We decided to go because we don't want to be a burden to you was originated with Monica Piseddu and Valentino Villa, and opened at Roma Europa Festival 2013. It won the 2014 Ubu Award for Dramaturgical Research. Three of their texts have been collected in the book, "The invisible Trilogy" (Titivillus 2014).

The Healer

The healer is a man who connects stories to people, to cure them. He is tired and old and drinks grappa. Healing is not an easy matter, it takes need carelessness, liberation and separation. He is neither a magician nor a doctor, but merely an obscure compromise.

The Neighbors

He is alone in the apartment. He hears some footsteps coming from the landing. Trying not to make a sound, he looks through the spyhole. He tells Greta when she comes home that he saw the neighbors. How were they? He cannot tell, seeing is not understanding, but he is scared. Why? Who knows? What about Greta? No, Greta is not afraid of the neighbors. She can’t wait to meet them. But she’s afraid of the Old Lady. Which old lady? The Old Lady she sees at night, the one who used to live in the building. This is a play about our fears, real and imagined, about ourselves and the other, about neighbors near and far, about war.

Contributor Bio

Dr. Frank Hentschker holds a Ph.D. in Theatre from the Theatre Institute in Giessen, Germany and joined the Faculty of the Ph.D. Program in Theatre at The Graduate Center, City University of New York, in 2009.

Dr. Hentschker currently serves as Executive Director and Director of Programs at the Martin E. Segal Theatre Center (MESTC), an institute for theatre based at the CUNY Graduate Center. In this capacity, since 2001 Dr. Hentschker has transformed the MESTC into a premier forum for public programming in international and U.S. theatre and theatre studies. He founded the acclaimed annual festival PRELUDE-at the forefront of contemporary nyc theatre, which features twenty New York-based theatre companies and playwrights at the Center each fall. He also started the PEN World Voices Playwrights Series, in partnership with the PEN America Center's PEN World Voices Festival of International Literature, and led 19 CUNY performing arts centers in the formation of the CUNY C-PAC Performing Arts Consortium, producing its first joint festival in 2009.Each year, Dr. Hentschker curates and produces approximately 40 events for the Segal Center, featuring lecture-demonstrations, symposia, works-in-progress and conversations with theatre scholars, theatrical luminaries and emerging voices in the international and local theatre scene.

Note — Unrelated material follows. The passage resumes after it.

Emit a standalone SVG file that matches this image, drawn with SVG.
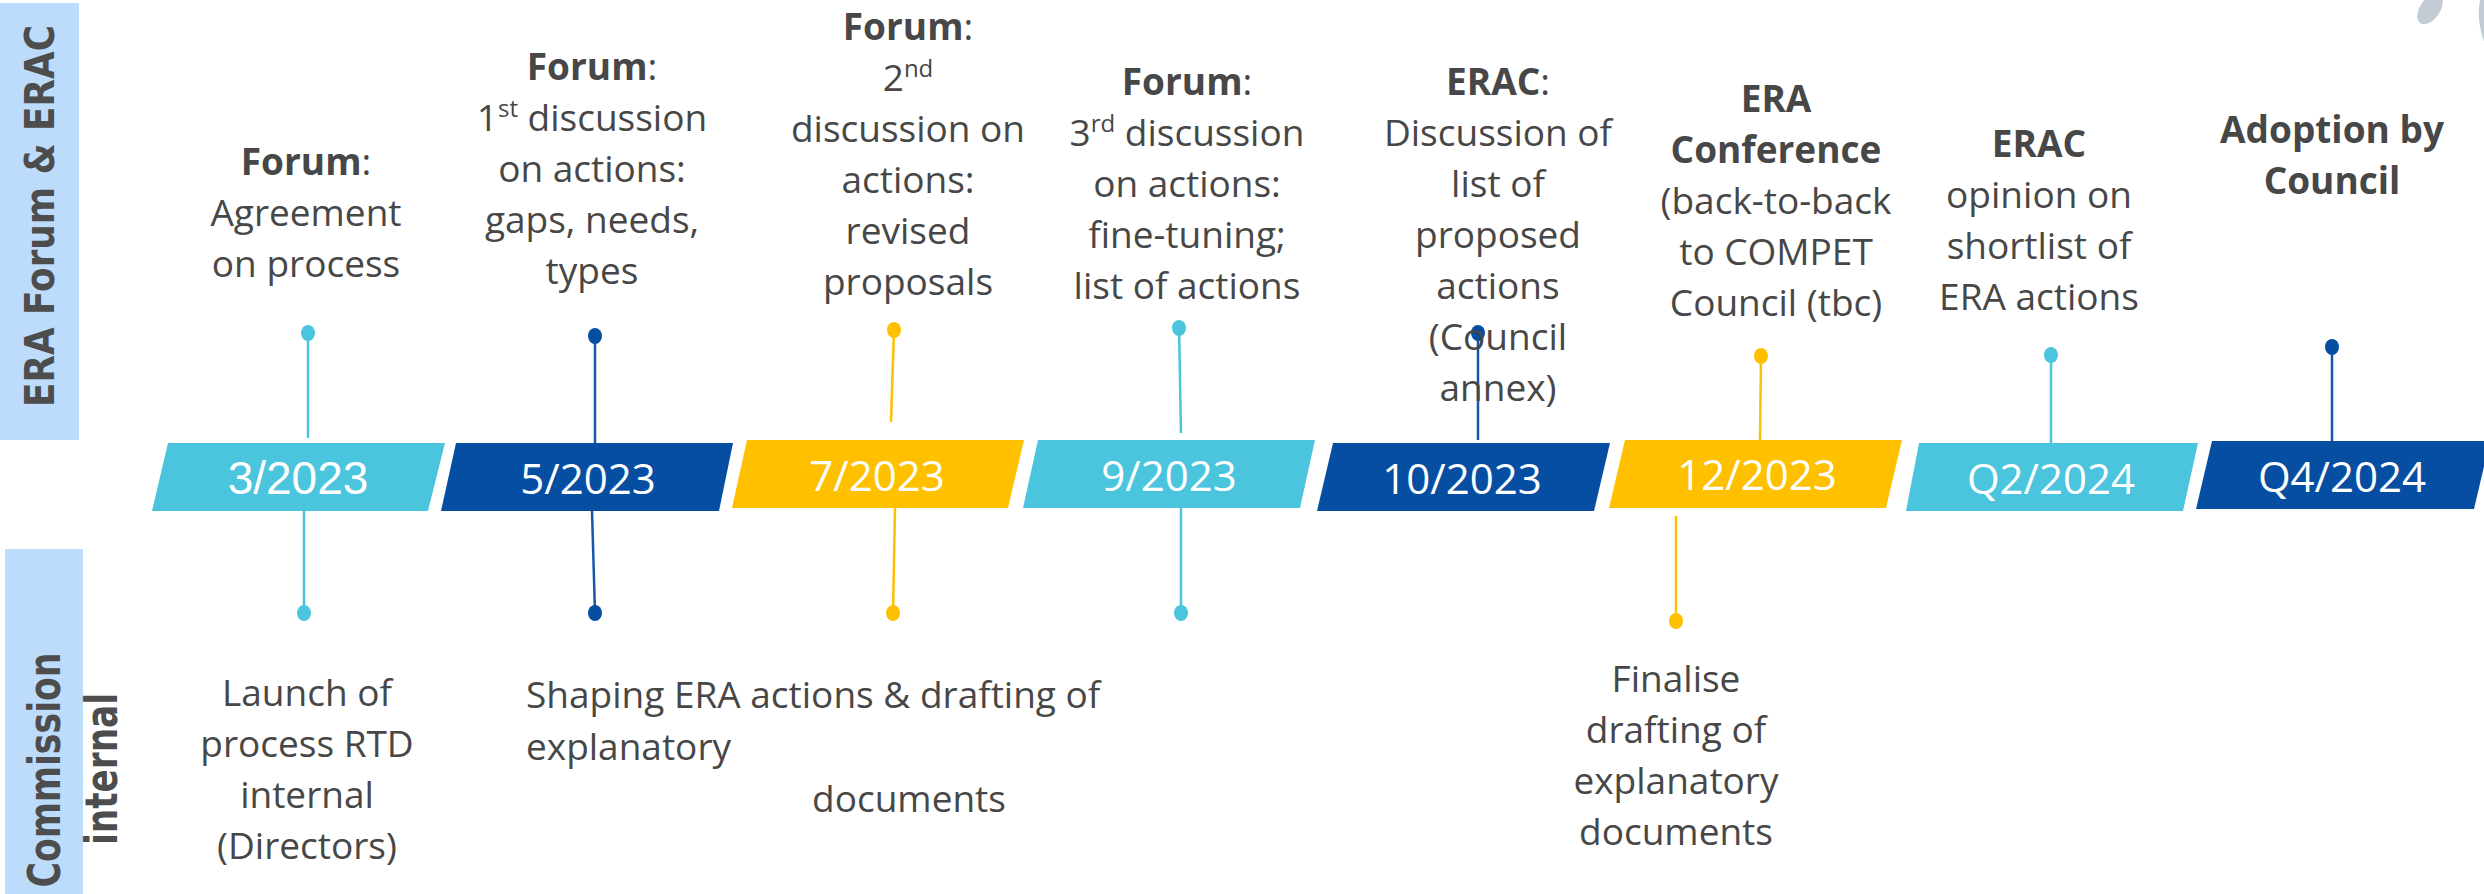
<svg xmlns="http://www.w3.org/2000/svg" width="2484" height="894" viewBox="0 0 2484 894">
<style>
.lane{fill:#BDDCFC}
.lanet{font-family:"DejaVu Sans",Verdana,sans-serif;font-weight:bold;fill:#4D4D4D}
.t{font-family:"Open Sans","Noto Sans",sans-serif;font-size:37px;fill:#474747;text-anchor:middle}
.s{text-anchor:start}
.b{font-weight:bold}
.sup{font-size:24px}
.d{font-family:"Open Sans","Noto Sans",sans-serif;font-size:42px;fill:#FFFFFF;text-anchor:middle}
.cy{fill:#4BC5DE}.db{fill:#054EA2}.ye{fill:#FFC000}
.lc{stroke:#4BC5DE;stroke-width:2.5;fill:none}
.ld{stroke:#1556A8;stroke-width:2.5;fill:none}
.ly{stroke:#FFC000;stroke-width:2.5;fill:none}
</style>
<rect width="2484" height="894" fill="#FFFFFF"/>
<g id="deco">
<ellipse cx="2430" cy="9" rx="10" ry="17" transform="rotate(35 2430 9)" fill="#C3CBD4"/>
<path d="M2484 0 L2480 0 Q2476 18 2484 42 Z" fill="#C3CBD4"/>
</g>
<g id="lane-era">
<rect class="lane" x="0" y="3" width="79" height="437"/>
<text class="lanet" font-size="41" text-anchor="middle" textLength="382" lengthAdjust="spacingAndGlyphs" transform="translate(54 216) rotate(-90)">ERA Forum &amp; ERAC</text>
</g>
<g id="lane-commission">
<rect class="lane" x="5" y="549" width="78" height="345"/>
<text class="lanet" font-size="44" text-anchor="middle" textLength="235" lengthAdjust="spacingAndGlyphs" transform="translate(60 770) rotate(-90)">Commission</text>
<text class="lanet" font-size="44" text-anchor="middle" textLength="152" lengthAdjust="spacingAndGlyphs" transform="translate(117 769) rotate(-90)">internal</text>
</g>
<g id="connectors">
<line class="lc" x1="308" y1="333" x2="308" y2="438"/>
<line class="ld" x1="595" y1="336" x2="595" y2="443"/>
<line class="ly" x1="894" y1="330" x2="891" y2="422"/>
<line class="lc" x1="1179" y1="328" x2="1181" y2="433"/>
<line class="ld" x1="1478" y1="333" x2="1478" y2="440"/>
<line class="ly" x1="1761" y1="356" x2="1760" y2="440"/>
<line class="lc" x1="2051" y1="355" x2="2051" y2="443"/>
<line class="ld" x1="2332" y1="347" x2="2332" y2="441"/>
<line class="lc" x1="304" y1="511" x2="304" y2="613"/>
<line class="ld" x1="592" y1="511" x2="595" y2="613"/>
<line class="ly" x1="895" y1="508" x2="893" y2="613"/>
<line class="lc" x1="1181" y1="508" x2="1181" y2="613"/>
<line class="ly" x1="1676" y1="516" x2="1676" y2="621"/>
<ellipse class="cy" cx="308" cy="333" rx="7" ry="8"/>
<ellipse class="db" cx="595" cy="336" rx="7" ry="8"/>
<ellipse class="ye" cx="894" cy="330" rx="7" ry="8"/>
<ellipse class="cy" cx="1179" cy="328" rx="7" ry="8"/>
<ellipse class="db" cx="1478" cy="333" rx="7" ry="8"/>
<ellipse class="ye" cx="1761" cy="356" rx="7" ry="8"/>
<ellipse class="cy" cx="2051" cy="355" rx="7" ry="8"/>
<ellipse class="db" cx="2332" cy="347" rx="7" ry="8"/>
<ellipse class="cy" cx="304" cy="613" rx="7" ry="8"/>
<ellipse class="db" cx="595" cy="613" rx="7" ry="8"/>
<ellipse class="ye" cx="893" cy="613" rx="7" ry="8"/>
<ellipse class="cy" cx="1181" cy="613" rx="7" ry="8"/>
<ellipse class="ye" cx="1676" cy="621" rx="7" ry="8"/>
</g>
<g id="m1">
<polygon class="cy" points="168,443 445,443 428,511 152,511"/>
<text x="298" y="494" font-family="'Liberation Sans',Arial,sans-serif" font-size="46" fill="#FFFFFF" text-anchor="middle">3/2023</text>
<text class="t" x="306" y="175"><tspan class="b">Forum</tspan>:</text>
<text class="t" x="306" y="226">Agreement</text>
<text class="t" x="306" y="277">on process</text>
<text class="t" x="307" y="706">Launch of</text>
<text class="t" x="307" y="757">process RTD</text>
<text class="t" x="307" y="808">internal</text>
<text class="t" x="307" y="859">(Directors)</text>
</g>
<g id="m2">
<polygon class="db" points="456,443 733,443 719,511 441,511"/>
<text class="d" x="588" y="494">5/2023</text>
<text class="t" x="592" y="80"><tspan class="b">Forum</tspan>:</text>
<text class="t" x="592" y="131">1<tspan class="sup" dy="-14">st</tspan><tspan dy="14"> discussion</tspan></text>
<text class="t" x="592" y="182">on actions:</text>
<text class="t" x="592" y="233">gaps, needs,</text>
<text class="t" x="592" y="284">types</text>
<text class="t s" x="526" y="708">Shaping ERA actions &amp; drafting of</text>
<text class="t s" x="526" y="760">explanatory</text>
<text class="t" x="909" y="812">documents</text>
</g>
<g id="m3">
<polygon class="ye" points="747,440 1024,440 1008,508 732,508"/>
<text class="d" x="877" y="491">7/2023</text>
<text class="t" x="908" y="40"><tspan class="b">Forum</tspan>:</text>
<text class="t" x="908" y="91">2<tspan class="sup" dy="-14">nd</tspan></text>
<text class="t" x="908" y="142">discussion on</text>
<text class="t" x="908" y="193">actions:</text>
<text class="t" x="908" y="244">revised</text>
<text class="t" x="908" y="295">proposals</text>
</g>
<g id="m4">
<polygon class="cy" points="1038,440 1315,440 1300,508 1023,508"/>
<text class="d" x="1169" y="491">9/2023</text>
<text class="t" x="1187" y="95"><tspan class="b">Forum</tspan>:</text>
<text class="t" x="1187" y="146">3<tspan class="sup" dy="-14">rd</tspan><tspan dy="14"> discussion</tspan></text>
<text class="t" x="1187" y="197">on actions:</text>
<text class="t" x="1187" y="248">fine-tuning;</text>
<text class="t" x="1187" y="299">list of actions</text>
</g>
<g id="m5">
<polygon class="db" points="1333,443 1610,443 1594,511 1317,511"/>
<text class="d" x="1462" y="494">10/2023</text>
<text class="t" x="1498" y="95"><tspan class="b">ERAC</tspan>:</text>
<text class="t" x="1498" y="146">Discussion of</text>
<text class="t" x="1498" y="197">list of</text>
<text class="t" x="1498" y="248">proposed</text>
<text class="t" x="1498" y="299">actions</text>
<text class="t" x="1498" y="350">(Council</text>
<text class="t" x="1498" y="401">annex)</text>
</g>
<g id="m6">
<polygon class="ye" points="1625,440 1902,440 1886,508 1609,508"/>
<text class="d" x="1757" y="490">12/2023</text>
<text class="t b" x="1776" y="112">ERA</text>
<text class="t b" x="1776" y="163">Conference</text>
<text class="t" x="1776" y="214">(back-to-back</text>
<text class="t" x="1776" y="265">to COMPET</text>
<text class="t" x="1776" y="316">Council (tbc)</text>
<text class="t" x="1676" y="692">Finalise</text>
<text class="t" x="1676" y="743">drafting of</text>
<text class="t" x="1676" y="794">explanatory</text>
<text class="t" x="1676" y="845">documents</text>
</g>
<g id="m7">
<polygon class="cy" points="1919,443 2198,443 2183,511 1906,511"/>
<text class="d" x="2051" y="494">Q2/2024</text>
<text class="t b" x="2039" y="157">ERAC</text>
<text class="t" x="2039" y="208">opinion on</text>
<text class="t" x="2039" y="259">shortlist of</text>
<text class="t" x="2039" y="310">ERA actions</text>
</g>
<g id="m8">
<polygon class="db" points="2212,441 2490,441 2474,509 2196,509"/>
<text class="d" x="2342" y="492">Q4/2024</text>
<text class="t b" x="2332" y="143">Adoption by</text>
<text class="t b" x="2332" y="194">Council</text>
</g>
</svg>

Before coming to the Segal Center, Dr. Hentschker served as a producer, consultant and actor in the U.S. and Europe. He founded and was Artistic Director and Financial Administrator of DISCURS, the largest European student theater festival existing today; served as Robert Wilson's personal assistant and tour manager for his production of Dr. Faustus Lights the Lights at Berlin's Hebbel Theatre, and appeared as Hamlet in Heiner Müller's own production of his play Hamletmaschine, among many other roles. Dr. Hentschker served as President of the Board of PAJ: A Journal of Performance and Art from 2005- 2009, and edited the book Jan Fabre: I Am A Mistake, Seven Works for the Theatre (MESTC Publications, 2009).